## INFORMATION SUPPLIED
================

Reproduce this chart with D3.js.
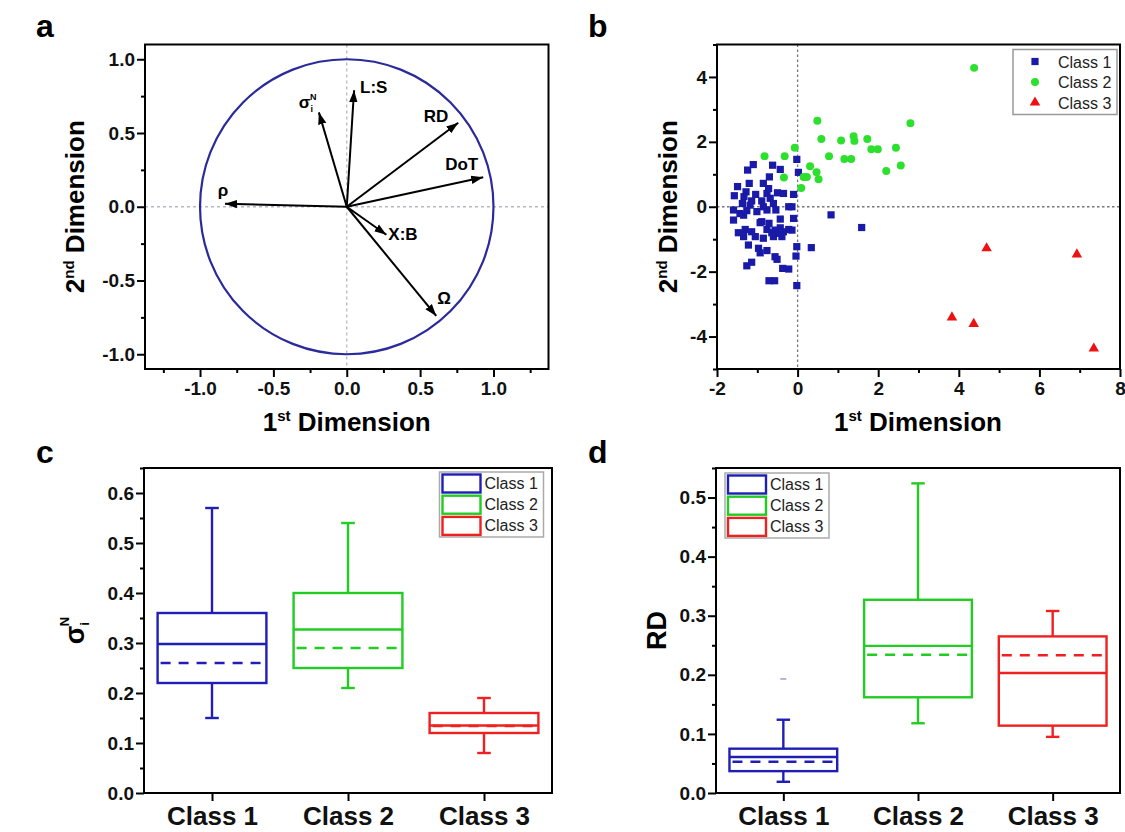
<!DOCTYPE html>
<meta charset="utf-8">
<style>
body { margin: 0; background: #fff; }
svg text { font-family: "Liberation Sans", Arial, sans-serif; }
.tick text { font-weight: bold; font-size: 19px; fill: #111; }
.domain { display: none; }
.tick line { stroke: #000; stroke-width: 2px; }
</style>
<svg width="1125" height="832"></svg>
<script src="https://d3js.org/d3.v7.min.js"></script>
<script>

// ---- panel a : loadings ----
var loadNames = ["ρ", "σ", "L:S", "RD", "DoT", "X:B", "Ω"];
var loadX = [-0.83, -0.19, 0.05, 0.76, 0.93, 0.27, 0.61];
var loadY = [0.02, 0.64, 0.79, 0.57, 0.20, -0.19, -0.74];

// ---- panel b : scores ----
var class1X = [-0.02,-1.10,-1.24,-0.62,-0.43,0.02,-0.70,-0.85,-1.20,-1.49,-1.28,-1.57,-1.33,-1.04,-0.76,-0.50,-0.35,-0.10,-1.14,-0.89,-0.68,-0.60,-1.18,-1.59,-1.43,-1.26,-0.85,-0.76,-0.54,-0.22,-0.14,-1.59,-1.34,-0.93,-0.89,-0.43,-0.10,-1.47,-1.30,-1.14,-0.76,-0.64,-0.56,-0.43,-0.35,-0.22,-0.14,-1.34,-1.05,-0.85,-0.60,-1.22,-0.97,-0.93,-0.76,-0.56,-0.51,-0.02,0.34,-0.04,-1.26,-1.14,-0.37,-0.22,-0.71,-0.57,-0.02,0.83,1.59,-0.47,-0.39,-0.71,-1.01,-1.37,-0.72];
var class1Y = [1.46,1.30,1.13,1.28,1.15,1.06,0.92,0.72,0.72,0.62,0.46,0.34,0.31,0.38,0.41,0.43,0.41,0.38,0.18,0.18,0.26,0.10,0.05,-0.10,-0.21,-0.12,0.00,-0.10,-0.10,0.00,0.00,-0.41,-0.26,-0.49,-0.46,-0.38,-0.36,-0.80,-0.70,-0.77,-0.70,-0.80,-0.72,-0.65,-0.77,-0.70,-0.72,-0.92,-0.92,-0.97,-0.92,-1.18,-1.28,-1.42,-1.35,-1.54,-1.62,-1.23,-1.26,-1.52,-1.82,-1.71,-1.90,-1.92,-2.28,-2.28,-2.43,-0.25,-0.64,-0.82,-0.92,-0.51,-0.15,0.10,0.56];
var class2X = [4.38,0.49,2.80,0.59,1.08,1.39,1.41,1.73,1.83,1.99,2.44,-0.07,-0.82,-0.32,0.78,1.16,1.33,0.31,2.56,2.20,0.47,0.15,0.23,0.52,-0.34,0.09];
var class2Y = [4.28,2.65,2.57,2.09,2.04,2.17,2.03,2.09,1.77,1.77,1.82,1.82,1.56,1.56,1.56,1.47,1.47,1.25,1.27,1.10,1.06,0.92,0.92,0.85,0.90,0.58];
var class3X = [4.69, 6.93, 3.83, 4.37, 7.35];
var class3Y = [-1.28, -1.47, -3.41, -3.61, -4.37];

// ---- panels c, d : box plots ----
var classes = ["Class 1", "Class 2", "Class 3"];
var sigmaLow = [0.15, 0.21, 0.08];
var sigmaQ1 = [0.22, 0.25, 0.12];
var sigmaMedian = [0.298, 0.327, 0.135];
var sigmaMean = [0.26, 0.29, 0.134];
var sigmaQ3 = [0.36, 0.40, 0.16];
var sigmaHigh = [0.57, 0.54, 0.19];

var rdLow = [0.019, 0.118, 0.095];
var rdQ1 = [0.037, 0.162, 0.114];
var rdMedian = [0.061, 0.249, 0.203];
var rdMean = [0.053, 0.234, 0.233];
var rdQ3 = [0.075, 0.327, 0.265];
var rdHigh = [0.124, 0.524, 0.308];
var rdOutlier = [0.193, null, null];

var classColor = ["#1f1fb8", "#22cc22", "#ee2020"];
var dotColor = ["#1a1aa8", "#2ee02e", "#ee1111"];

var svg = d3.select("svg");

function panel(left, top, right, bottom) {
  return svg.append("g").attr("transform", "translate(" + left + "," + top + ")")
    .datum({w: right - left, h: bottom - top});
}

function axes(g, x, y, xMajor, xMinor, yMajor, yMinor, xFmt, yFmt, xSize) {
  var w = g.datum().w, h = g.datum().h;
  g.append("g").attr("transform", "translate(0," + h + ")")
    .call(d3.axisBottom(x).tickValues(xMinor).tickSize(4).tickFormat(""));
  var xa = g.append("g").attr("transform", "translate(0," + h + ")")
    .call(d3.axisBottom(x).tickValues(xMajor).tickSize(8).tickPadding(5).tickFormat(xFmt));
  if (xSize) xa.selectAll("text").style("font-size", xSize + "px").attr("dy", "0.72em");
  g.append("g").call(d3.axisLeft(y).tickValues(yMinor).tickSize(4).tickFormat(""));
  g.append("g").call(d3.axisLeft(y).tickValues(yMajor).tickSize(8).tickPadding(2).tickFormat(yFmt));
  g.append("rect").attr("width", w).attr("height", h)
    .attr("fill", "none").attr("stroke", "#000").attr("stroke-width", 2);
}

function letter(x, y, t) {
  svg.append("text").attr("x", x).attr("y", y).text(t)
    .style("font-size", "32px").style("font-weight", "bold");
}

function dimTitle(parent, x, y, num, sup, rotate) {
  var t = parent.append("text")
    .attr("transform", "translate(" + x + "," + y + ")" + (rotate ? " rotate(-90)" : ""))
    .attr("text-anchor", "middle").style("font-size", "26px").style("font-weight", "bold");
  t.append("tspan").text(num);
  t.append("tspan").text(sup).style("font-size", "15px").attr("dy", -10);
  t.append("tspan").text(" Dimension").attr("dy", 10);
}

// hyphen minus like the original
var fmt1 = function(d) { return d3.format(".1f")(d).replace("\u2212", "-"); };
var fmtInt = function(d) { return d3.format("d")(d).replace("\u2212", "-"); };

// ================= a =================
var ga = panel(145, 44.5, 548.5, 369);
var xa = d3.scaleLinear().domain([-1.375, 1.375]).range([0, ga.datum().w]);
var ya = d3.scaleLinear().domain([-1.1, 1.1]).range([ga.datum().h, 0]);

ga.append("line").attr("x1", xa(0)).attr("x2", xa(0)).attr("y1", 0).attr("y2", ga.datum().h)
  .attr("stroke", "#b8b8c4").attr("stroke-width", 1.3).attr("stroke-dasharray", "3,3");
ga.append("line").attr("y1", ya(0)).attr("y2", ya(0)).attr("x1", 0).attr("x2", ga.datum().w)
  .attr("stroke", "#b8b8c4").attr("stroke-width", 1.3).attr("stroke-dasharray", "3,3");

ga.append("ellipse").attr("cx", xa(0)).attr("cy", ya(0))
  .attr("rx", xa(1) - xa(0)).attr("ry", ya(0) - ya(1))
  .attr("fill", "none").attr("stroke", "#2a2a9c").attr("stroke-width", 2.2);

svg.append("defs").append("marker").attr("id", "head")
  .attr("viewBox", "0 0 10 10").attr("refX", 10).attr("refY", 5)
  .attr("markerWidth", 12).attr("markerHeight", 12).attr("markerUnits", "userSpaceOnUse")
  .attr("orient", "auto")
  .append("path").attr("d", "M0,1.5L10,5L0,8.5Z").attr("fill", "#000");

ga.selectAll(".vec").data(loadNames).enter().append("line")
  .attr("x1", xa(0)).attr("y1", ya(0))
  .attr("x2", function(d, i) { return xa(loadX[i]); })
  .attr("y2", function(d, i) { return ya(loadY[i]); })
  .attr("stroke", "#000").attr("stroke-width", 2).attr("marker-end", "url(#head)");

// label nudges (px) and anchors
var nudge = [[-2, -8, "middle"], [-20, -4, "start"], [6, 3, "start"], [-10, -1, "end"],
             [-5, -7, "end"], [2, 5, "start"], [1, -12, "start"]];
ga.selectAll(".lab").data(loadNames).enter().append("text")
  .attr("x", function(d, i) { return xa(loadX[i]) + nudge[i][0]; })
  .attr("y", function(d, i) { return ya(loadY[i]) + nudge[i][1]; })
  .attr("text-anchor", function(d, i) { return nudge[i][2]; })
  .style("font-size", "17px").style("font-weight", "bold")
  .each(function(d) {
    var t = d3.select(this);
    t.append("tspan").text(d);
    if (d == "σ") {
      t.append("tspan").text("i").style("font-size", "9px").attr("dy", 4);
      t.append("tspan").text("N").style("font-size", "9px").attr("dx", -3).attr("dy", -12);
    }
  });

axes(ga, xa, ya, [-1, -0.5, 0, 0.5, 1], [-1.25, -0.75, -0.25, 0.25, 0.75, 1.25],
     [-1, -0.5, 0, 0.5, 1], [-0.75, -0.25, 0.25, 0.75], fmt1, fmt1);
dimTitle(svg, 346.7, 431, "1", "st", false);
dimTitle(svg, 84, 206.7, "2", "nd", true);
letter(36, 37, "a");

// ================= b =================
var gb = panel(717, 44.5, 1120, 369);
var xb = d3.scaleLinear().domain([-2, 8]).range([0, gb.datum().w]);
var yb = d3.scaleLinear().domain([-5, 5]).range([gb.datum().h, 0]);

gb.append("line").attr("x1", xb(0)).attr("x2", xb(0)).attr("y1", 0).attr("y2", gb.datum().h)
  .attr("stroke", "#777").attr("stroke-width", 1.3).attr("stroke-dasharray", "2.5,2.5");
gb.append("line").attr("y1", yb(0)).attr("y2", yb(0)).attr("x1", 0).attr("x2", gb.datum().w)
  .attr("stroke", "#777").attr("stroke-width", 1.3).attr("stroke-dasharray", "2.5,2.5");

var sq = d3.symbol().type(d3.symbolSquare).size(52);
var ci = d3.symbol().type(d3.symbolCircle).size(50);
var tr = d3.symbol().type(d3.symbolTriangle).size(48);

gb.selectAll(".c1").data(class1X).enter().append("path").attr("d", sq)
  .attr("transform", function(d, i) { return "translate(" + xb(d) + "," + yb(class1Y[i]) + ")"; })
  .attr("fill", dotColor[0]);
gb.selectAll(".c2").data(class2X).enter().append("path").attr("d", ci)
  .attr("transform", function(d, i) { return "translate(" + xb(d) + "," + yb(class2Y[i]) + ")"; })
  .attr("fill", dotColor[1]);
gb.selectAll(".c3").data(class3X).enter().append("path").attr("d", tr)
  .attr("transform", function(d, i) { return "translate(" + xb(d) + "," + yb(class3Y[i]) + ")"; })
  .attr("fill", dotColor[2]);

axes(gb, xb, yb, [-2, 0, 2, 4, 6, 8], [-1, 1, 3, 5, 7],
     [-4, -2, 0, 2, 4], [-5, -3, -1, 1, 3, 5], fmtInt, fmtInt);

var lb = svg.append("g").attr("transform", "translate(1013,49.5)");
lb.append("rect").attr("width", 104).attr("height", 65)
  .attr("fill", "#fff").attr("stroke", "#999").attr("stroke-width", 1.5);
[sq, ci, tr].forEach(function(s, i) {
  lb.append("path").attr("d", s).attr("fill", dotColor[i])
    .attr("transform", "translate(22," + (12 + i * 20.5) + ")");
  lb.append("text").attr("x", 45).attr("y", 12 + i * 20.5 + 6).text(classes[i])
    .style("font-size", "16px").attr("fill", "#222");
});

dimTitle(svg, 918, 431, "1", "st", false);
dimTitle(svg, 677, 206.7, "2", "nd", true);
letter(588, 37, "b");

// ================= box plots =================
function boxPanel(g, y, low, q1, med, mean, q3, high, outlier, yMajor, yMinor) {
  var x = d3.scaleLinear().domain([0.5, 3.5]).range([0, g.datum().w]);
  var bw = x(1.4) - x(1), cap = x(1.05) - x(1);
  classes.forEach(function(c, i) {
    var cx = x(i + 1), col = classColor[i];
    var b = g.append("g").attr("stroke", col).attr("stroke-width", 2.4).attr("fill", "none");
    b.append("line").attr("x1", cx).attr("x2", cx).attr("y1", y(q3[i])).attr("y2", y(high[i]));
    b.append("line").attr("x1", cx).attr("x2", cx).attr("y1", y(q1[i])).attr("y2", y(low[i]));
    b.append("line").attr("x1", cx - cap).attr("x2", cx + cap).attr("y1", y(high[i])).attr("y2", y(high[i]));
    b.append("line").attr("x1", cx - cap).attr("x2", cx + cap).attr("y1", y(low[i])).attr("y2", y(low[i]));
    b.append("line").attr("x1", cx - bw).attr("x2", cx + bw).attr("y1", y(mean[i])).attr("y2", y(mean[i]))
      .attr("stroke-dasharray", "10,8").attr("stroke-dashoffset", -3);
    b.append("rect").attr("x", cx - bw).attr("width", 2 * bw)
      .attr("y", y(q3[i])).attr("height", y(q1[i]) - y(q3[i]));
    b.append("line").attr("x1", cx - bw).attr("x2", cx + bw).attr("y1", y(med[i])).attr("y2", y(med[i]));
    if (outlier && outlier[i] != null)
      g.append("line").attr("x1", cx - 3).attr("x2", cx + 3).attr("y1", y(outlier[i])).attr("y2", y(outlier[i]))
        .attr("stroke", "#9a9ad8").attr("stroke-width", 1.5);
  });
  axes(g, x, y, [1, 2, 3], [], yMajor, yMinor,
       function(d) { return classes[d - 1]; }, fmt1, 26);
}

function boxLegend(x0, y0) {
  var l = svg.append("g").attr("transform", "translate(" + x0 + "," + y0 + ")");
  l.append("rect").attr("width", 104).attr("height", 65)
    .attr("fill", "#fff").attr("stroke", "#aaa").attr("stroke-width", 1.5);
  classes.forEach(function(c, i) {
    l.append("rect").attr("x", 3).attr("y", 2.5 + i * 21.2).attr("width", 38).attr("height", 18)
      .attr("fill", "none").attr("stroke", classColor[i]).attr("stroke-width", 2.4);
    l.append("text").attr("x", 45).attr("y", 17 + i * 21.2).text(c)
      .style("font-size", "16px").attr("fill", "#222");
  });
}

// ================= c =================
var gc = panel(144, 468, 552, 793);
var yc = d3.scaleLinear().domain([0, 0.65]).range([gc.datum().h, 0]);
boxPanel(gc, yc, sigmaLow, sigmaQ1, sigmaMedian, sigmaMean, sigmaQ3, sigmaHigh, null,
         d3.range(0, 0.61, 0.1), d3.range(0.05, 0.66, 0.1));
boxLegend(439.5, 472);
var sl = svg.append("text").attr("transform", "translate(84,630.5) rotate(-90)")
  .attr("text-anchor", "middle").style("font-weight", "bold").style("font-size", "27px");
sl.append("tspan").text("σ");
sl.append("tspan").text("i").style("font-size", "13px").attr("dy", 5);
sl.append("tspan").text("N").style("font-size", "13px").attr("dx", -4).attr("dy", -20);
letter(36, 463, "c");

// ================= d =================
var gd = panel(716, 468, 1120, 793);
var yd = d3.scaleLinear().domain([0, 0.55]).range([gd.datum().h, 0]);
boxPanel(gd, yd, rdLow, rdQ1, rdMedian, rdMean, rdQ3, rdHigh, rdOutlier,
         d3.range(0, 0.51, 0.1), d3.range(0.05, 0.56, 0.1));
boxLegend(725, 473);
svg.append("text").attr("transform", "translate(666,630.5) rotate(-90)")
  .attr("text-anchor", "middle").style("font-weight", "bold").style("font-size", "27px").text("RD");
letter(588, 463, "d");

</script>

================

## BRIEF
Reproduce the data above word for word from its first line through the line that holds "var loadY = [0.02, 0.64, 0.79, 0.57, 0.20, -0.19, -0.74];", both ends included; skip pictures.

## OUTPUT FOR THIS EXERCISE
Reproduce this chart with D3.js.
<!DOCTYPE html>
<meta charset="utf-8">
<style>
body { margin: 0; background: #fff; }
svg text { font-family: "Liberation Sans", Arial, sans-serif; }
.tick text { font-weight: bold; font-size: 19px; fill: #111; }
.domain { display: none; }
.tick line { stroke: #000; stroke-width: 2px; }
</style>
<svg width="1125" height="832"></svg>
<script src="https://d3js.org/d3.v7.min.js"></script>
<script>

// ---- panel a : loadings ----
var loadNames = ["ρ", "σ", "L:S", "RD", "DoT", "X:B", "Ω"];
var loadX = [-0.83, -0.19, 0.05, 0.76, 0.93, 0.27, 0.61];
var loadY = [0.02, 0.64, 0.79, 0.57, 0.20, -0.19, -0.74];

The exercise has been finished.